Actualité
Dans ses locaux d’Anglet (64), une jeune société met au point un nouveau matériau à base d’écailles de poisson. En valorisant ainsi un déchet naturel et abondant, Scale donne de la valeur à une matière première aux propriétés surprenantes.
Notre planète croule sous les déchets et la prise de conscience de la problématique est aujourd’hui générale. Il y a ceux qui tirent la sonnette d’alarme et ceux qui cherchent à améliorer les choses. « Nous, on veut être dans la solution », dit modestement Édouard de Dreuzy, cofondateur de Scale. Le recyclage du plastique, le papier, le textile… Les initiatives sont nombreuses sur notre territoire. Parmi elles, la transformation d’écailles de poisson en matériau. Un concept jusqu’ici jamais exploité.

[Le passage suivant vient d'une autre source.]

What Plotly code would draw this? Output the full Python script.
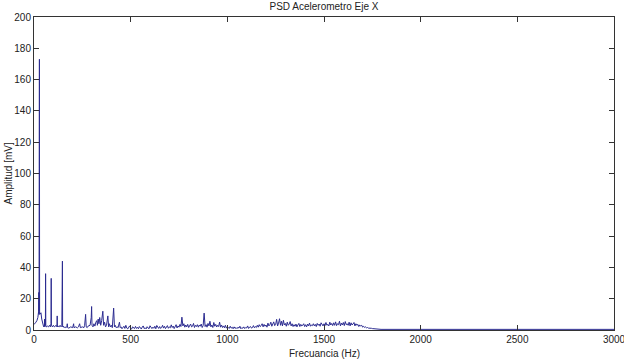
import plotly.graph_objects as go

# Low-frequency part (explicit peaks), Hz and mV
low_freq = [0, 5, 10, 15, 20, 24, 25, 26, 27, 28, 29, 30, 33, 36, 40, 45, 50, 54, 55, 56,
            59, 60, 61, 65, 70, 75, 80, 85, 88, 89, 90, 95, 100, 105, 110, 115, 119, 120, 121, 125,
            130, 135, 140, 144, 145, 146, 147, 148, 152, 156, 160, 165, 170, 172, 174, 180, 190, 200, 205, 207,
            215, 225, 230, 236, 240, 250, 258, 262, 267, 270, 275, 280, 290, 296, 298, 300, 305, 310, 315, 320,
            325, 328, 332, 336, 340, 345, 350, 356, 360, 365, 370, 375, 382, 386, 390, 395, 400, 405, 412, 416,
            420, 425, 430, 435, 442, 446]
low_amp = [3.5, 4, 5, 6, 8, 12, 24, 10, 103, 173, 12, 10, 11, 11, 7, 3, 2, 2.5, 7, 2,
           3, 36, 3, 2, 2.5, 2, 3, 2, 4, 33, 3, 2, 3, 2, 2.5, 3, 2, 9, 2, 2.5,
           2, 3, 2, 3, 13, 3, 44, 2, 2.5, 1.5, 2, 1.5, 2, 4, 1.5, 1.2, 2, 1.5, 4, 1.5,
           2, 1.4, 2, 4, 1.5, 2, 1.5, 3, 10, 2, 1.5, 2.5, 3, 8, 15, 3, 2, 4, 2.5, 5,
           6, 3, 7, 4, 8, 3, 6, 12, 3, 5, 2, 3, 9, 2, 4, 2, 3, 1.5, 14, 2,
           3, 1.5, 2, 1.5, 5, 1.5]

# Mid band 450..1800 Hz, 5 Hz steps
mid_start, mid_step = 450, 5
mid_amp = [2.0, 0.8, 1.6, 2.4, 1.0, 3.0, 1.2, 0.7, 1.8, 2.6, 1.1, 0.6, 2.0, 1.4, 0.9, 2.3, 1.0, 1.7, 0.8, 2.2,
           1.2, 0.6, 1.9, 2.6, 0.9, 1.4, 0.7, 2.1, 1.3, 0.8, 2.7, 1.5, 0.9, 1.8, 1.1, 2.4, 0.8, 2.9, 1.4, 1.0,
           2.2, 1.0, 1.6, 3.0, 1.2, 2.4, 0.9, 1.8, 2.8, 1.1, 2.0, 1.4, 3.3, 1.6, 2.5, 0.9, 2.1, 3.4, 1.3, 2.6,
           1.8, 3.6, 2.2, 8.2, 2.6, 4.0, 1.8, 3.2, 2.0, 3.6, 1.6, 2.8, 3.8, 2.0, 2.4, 4.2, 1.6, 3.0, 2.2, 3.4,
           1.8, 3.2, 2.4, 3.8, 1.6, 2.9, 10.8, 2.2, 3.4, 1.8, 4.2, 2.6, 5.6, 2.0, 3.2, 1.6, 4.8, 2.4, 3.6, 1.9,
           3.0, 2.2, 5.0, 1.8, 3.2, 1.6, 2.6, 1.4, 3.0, 1.2, 2.2, 1.6, 1.0, 2.4, 1.2, 1.8, 0.8, 2.0, 1.0, 1.6,
           0.9, 1.8, 1.2, 2.4, 0.8, 1.5, 1.1, 2.0, 0.9, 1.6, 1.3, 2.6, 1.0, 1.8, 2.2, 1.2, 1.6, 2.8, 1.4, 2.2,
           1.6, 3.0, 1.8, 3.4, 2.2, 2.8, 4.0, 2.0, 3.6, 2.4, 3.2, 1.8, 4.4, 2.6, 3.4, 5.0, 2.4, 3.8, 5.2, 2.8,
           3.6, 6.8, 2.6, 4.4, 7.2, 3.0, 5.6, 2.6, 6.2, 3.2, 4.2, 2.4, 5.0, 3.0, 3.8, 5.4, 2.6, 4.0, 2.2, 3.4,
           2.4, 3.8, 2.0, 3.2, 4.2, 2.2, 3.6, 2.6, 3.0, 4.0, 2.2, 3.4, 2.0, 3.8, 2.6, 4.4, 2.4, 3.2, 2.8, 4.0,
           2.6, 3.6, 2.2, 4.2, 3.0, 3.8, 2.4, 4.6, 3.2, 2.6, 4.0, 2.8, 4.8, 3.0, 3.6, 2.6, 5.0, 3.2, 4.2, 2.8,
           4.6, 3.0, 5.2, 2.8, 4.0, 3.4, 5.6, 2.6, 4.4, 3.2, 4.8, 2.8, 5.4, 3.4, 4.0, 3.0, 5.0, 2.6, 4.6, 3.2,
           3.8, 4.8, 2.6, 4.0, 3.0, 3.6, 2.2, 3.2, 2.6, 3.0, 1.8, 2.4, 1.6, 2.0, 1.4, 1.6, 1.2, 1.3, 1.0, 1.1,
           0.9, 0.8, 0.7, 0.6, 0.6, 0.5, 0.5, 0.45, 0.4, 0.4, 0.4]

# Tail
tail_freq = [2000, 2500, 3000]
tail_amp = [0.4, 0.4, 0.4]

x_ticks = [0, 500, 1000, 1500, 2000, 2500, 3000]
y_ticks = [0, 20, 40, 60, 80, 100, 120, 140, 160, 180, 200]

mid_freq = [mid_start + i * mid_step for i in range(len(mid_amp))]
freq = low_freq + mid_freq + tail_freq
amp = low_amp + mid_amp + tail_amp

fig = go.Figure()
fig.add_trace(go.Scatter(x=freq, y=amp, mode="lines",
                         line=dict(color="#2b2b90", width=1), showlegend=False))

font = dict(family="Liberation Sans, Arial, sans-serif", size=10, color="#222")
axis_common = dict(showline=True, linecolor="#333", linewidth=1, mirror="ticks",
                   ticks="inside", ticklen=5, tickcolor="#333", showgrid=False,
                   zeroline=False, tickfont=font, automargin=False,
                   ticklabeloverflow="allow")
fig.update_layout(
    width=624, height=360,
    margin=dict(l=34, r=10, t=17, b=30),
    paper_bgcolor="white", plot_bgcolor="white",
    font=font,
    title=dict(text="PSD Acelerometro Eje X", x=0.5, xref="paper", xanchor="center",
               y=1 - 6 / 360, yanchor="middle", yref="container", font=font),
    xaxis=dict(range=[0, 3000], tickvals=x_ticks, ticktext=[str(v) for v in x_ticks], **axis_common),
    yaxis=dict(range=[0, 200], tickvals=y_ticks, ticktext=[str(v) for v in y_ticks], **axis_common),
    annotations=[
        dict(text="Frecuancia (Hz)", x=0.5, xref="paper", y=-23 / 313, yref="paper", yanchor="middle",
             showarrow=False, font=font),
        dict(text="Amplitud [mV]", x=-26 / 580, xref="paper", xanchor="center",
             y=0.5, yref="paper", textangle=-90, showarrow=False, font=font),
    ],
)
fig.write_html("out.html", config={"displayModeBar": False},
               post_script="document.body.style.margin='0';")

Ils inventent la pierre d’écailles
Au départ, l’idée vient de son cousin Éric de Laurens. Alors designer à Londres, il s’intéresse de son côté aux déchets alimentaires. Il s’arrête rapidement sur l’écaille de poisson, persuadé que ses propriétés peuvent être utiles. Il en parle alors à Édouard, et tous deux se lancent dans cette aventure en 2017. Deux ans plus tard, les voici installés (avec leur associé Jules Colin) dans leurs premiers locaux, au sein de la technopole Arkinova à Anglet. Ici, ils travaillent et affinent le procédé de fabrication de la Scalite, le matériau qu’ils ont inventé. « Scale veut dire “écaille” en anglais et lithos signifie “pierre” en grec », explique Édouard de Dreuzy. Cette pierre d’écailles est donc élaborée à partir de ces tuiles protectrices de la peau des poissons. Récoltée auprès des mareyeurs ou des pêcheurs, elle est ensuite déshydratée et broyée pour obtenir une poudre fine comme de la farine. Après un procédé de compression et de séchage, des plaques de Scalite sont prêtes à l’emploi. Solide, le matériau présente « une caractérisation entre le MDF (bois medium) et le béton », précise le cofondateur. Robuste, le matériau est aussi facile à travailler, « il peut être moulé, teinté et usiné avec les outils conventionnels du bois ». Cela permet d’envisager de nombreux domaines d’application.
De la déco à la mode
« Nous sommes sollicités par des designers, des architectes d’intérieur, des marques de luxe et quelques industriels », raconte celui qui s’occupe notamment des relations commerciales. La jeune pousse vise essentiellement trois marchés, celui « de l’aménagement d’intérieur, du mobilier et de l’accessoire de mode (lunettes, montre…) ». Mais avant de vendre, l’équipe peaufine son savoir-faire afin d’augmenter sa productivité. Un investissement en outillage et en recherche, accompagné par plusieurs acteurs dont la Région Nouvelle-Aquitaine à hauteur de 50 000 euros. Dès 2020, l’entreprise espère développer du chiffre d’affaires et établit déjà les fiches de poste des recrutements futurs. « Nous aurons rapidement besoin d’un technicien pour l’atelier, ainsi que d’un chimiste pour la partie R & D », confie Édouard de Dreuzy. Un impact local qui se traduit aussi par des liens étroits avec la filière pêche, ainsi que des partenariats avec des élevages de saumons. Un gisement de matière première intarissable, dont l’astucieuse transformation pourrait bientôt se retrouver dans nos habitations.